Original post made on Jul 8, 2020

The city of Los Altos is fighting a trial court judgement earlier this year that ruled the city must allow a 15-unit housing project in its downtown area to proceed, challenging a verdict seen as a victory for housing advocates.

Read the full story here Web Link posted Wednesday, July 8, 2020, 1:36 PM

Comments (4)

3 people like this
Posted by Member
a resident of Monta Loma
on Jul 8, 2020 at 11:30 pm

SB35 Coming to ruin your city soon! Although Mt View ‘leadership’ already doing everything they can to do that already. Although since Covid now all companies will simply have there workforce WFH forever and no one will have to live here anymore. Get ready for major real estate crashes, abandoned projects and pretty much local economic apocalypse setting in. COVID may not be the deadliest of bugs but we are hellbent or destroying ourselves over it.


2 people like this
Posted by The Business Man
a resident of Old Mountain View
on Jul 9, 2020 at 12:16 am

This situation was decades in the making:

First, AB5 is correcting for the illegal use of contractors in the Tech industry. More than 50% or workers in the industry are not employees even though the legally were required to be employees. 1996 Microsoft gout caught in the Federal Courts, and Dynamex did in 2018. Thus these companies are going to relocate to avoid this problem for a short time. The real problem is that the IRS standards are federal and the courts made that decision based on the IRS standards.

Second, The failure of the private housing sector to build enough housing to keep housing prices high, even after the 2008 "correction" which actually didn't happen, the area continued to inflate the bubble. This has added to the forces that result in people moving away. THe recent story about NYC and the rental industry is a sure warning. The Bloomberg article titled "NYC Rental Market Pushed to Breaking Point by Tenant Debts" found here (ttps://www.bloombergquint.com/businessweek/coronavirus-moves-nyc-affordable-housing-crisis-to-breaking-point). This is a good predictor since so many people up and left San Francisco, and it is occurring in Santa Clara County too.

Third the fact that local governments NEVER addressed the issue enough requiring the state to create land use mandates. Including the ability to override local plans if affordable housing is not being met under the RHNA inventory. So this is another serious issue.

You now say "gosh I'm shocked" The COVID is just icing on the cake.

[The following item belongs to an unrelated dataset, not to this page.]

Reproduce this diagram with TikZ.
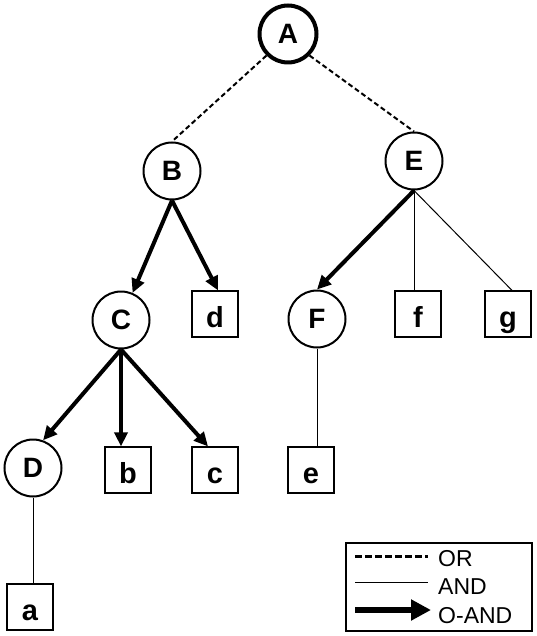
\documentclass[tikz,border=0pt]{standalone}
\usepackage{fontspec}
\setmainfont{Liberation Sans}
\usetikzlibrary{arrows.meta}

\begin{document}
\begin{tikzpicture}[x=1pt,y=-1pt,
goal/.style={circle,draw,line width=2pt,inner sep=0pt,minimum size=57pt,
	font=\fontsize{28}{30}\selectfont\bfseries},
prim/.style={rectangle,draw,line width=1.2pt,inner sep=0pt,minimum size=46pt,
	text height=26pt,text depth=0pt,font=\fontsize{29}{30}\selectfont\bfseries},
oredge/.style={line width=2pt,dash pattern=on 5pt off 3pt},
andedge/.style={line width=1pt},
oandedge/.style={line width=4pt,-{Triangle[length=14pt,width=13pt]}},
keytext/.style={anchor=west,inner sep=0pt,font=\fontsize{23}{25}\selectfont}]

\useasboundingbox (0,0) rectangle (537,636);

% Nodes
\node[goal,line width=4pt] (A) at (288,34) {A};
\node[goal] (B) at (172,171) {B};
\node[goal] (E) at (414,161) {E};
\node[goal] (C) at (121,320) {C};
\node[prim] (d) at (215,314) {d};
\node[goal] (F) at (317,319) {F};
\node[prim] (f) at (418,314) {f};
\node[prim] (g) at (508,314) {g};
\node[goal] (D) at (33,468) {D};
\node[prim] (b) at (128,470) {b};
\node[prim] (c) at (215,470) {c};
\node[prim] (e) at (311,470) {e};
\node[prim] (a) at (30,607) {a};

% Edges
\draw[oredge] (A.225) -- (B.north); % OR
\draw[oredge] (A.315) -- (E.north);
\draw[oandedge] (B.south) -- (C); % O-AND
\draw[oandedge] (B.south) -- ([xshift=3pt]d.north);
\draw[oandedge] (C.south) -- (D.70);
\draw[oandedge] (C.south) -- (C.south |- b.north);
\draw[oandedge] (C.south) -- ([xshift=-7pt]c.north);
\draw[oandedge] (E.south) -- (F.north);
\draw[andedge] (E.south) -- (E.south |- f.north); % AND
\draw[andedge] (E.south) -- ([xshift=4pt]g.north);
\draw[andedge] (F.south) -- (F.south |- e.north);
\draw[andedge] (D.south) -- (D.south |- a.north);

% Legend
\node[draw,line width=1.2pt,minimum width=186pt,minimum height=88pt,inner sep=0pt] (key) at (439,587) {};
\coordinate (or1) at (355,556);
\coordinate (or2) at (428,556);
\coordinate (and1) at (355,582);
\coordinate (and2) at (428,582);
\coordinate (oand1) at (355,610);
\coordinate (oand2) at (431,610);
\draw[line width=3pt,dash pattern=on 7pt off 3pt] (or1) -- (or2);
\draw[andedge] (and1) -- (and2);
\draw[line width=6pt,-{Triangle[length=20pt,width=20pt]}] (oand1) -- (oand2);
\node[keytext] (ortext) at (438,559) {OR};
\node[keytext] (andtext) at (438,587) {AND};
\node[keytext] (oandtext) at (438,616) {O-AND};

\end{tikzpicture}
\end{document}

So many people cheated to get over inflated prices on housing, and so many employers cheated to make their workers think they were making a good living. This situation is finally disclosing the cheating and no one want to play that game again.


Like this comment
Posted by NIMBY / YIMBY
a resident of North Whisman
on Jul 16, 2020 at 10:43 am

And the Los Altos political establishment continues to both advocate and spend public money (attorney fees) to fight the federal system. The state of California has control over zoning and land use, not a city like Los Altos. If the opposite were true, would Los Altos City Council still be requiring restrictive deed covenants - prohibiting residential deed transfers to members of the "Negro race"?


2 people like this
Posted by Gary
a resident of Sylvan Park
on Jul 16, 2020 at 12:16 pm

Regarding last anonymous poster. The ruling on appeal has nothing to do with "the federal system." It is based on a state law. State courts have ruled that the state government may write and re-write land use laws - whatever city or county governments might want. Cities should consider a statewide initiative (proposed ballot measure) to secure some local control - but I have been saying so for years. As to higher-density housing, it is not necessary to authorize it everywhere. There is space not in single-family neighborhoods. But giant high-tech employers and developers would rather just rebuild and add high-density in single-family neighborhoods. City Council candidates should be asked what state housing laws they favor and oppose and what housing laws and strategies they propose to save or improve this city.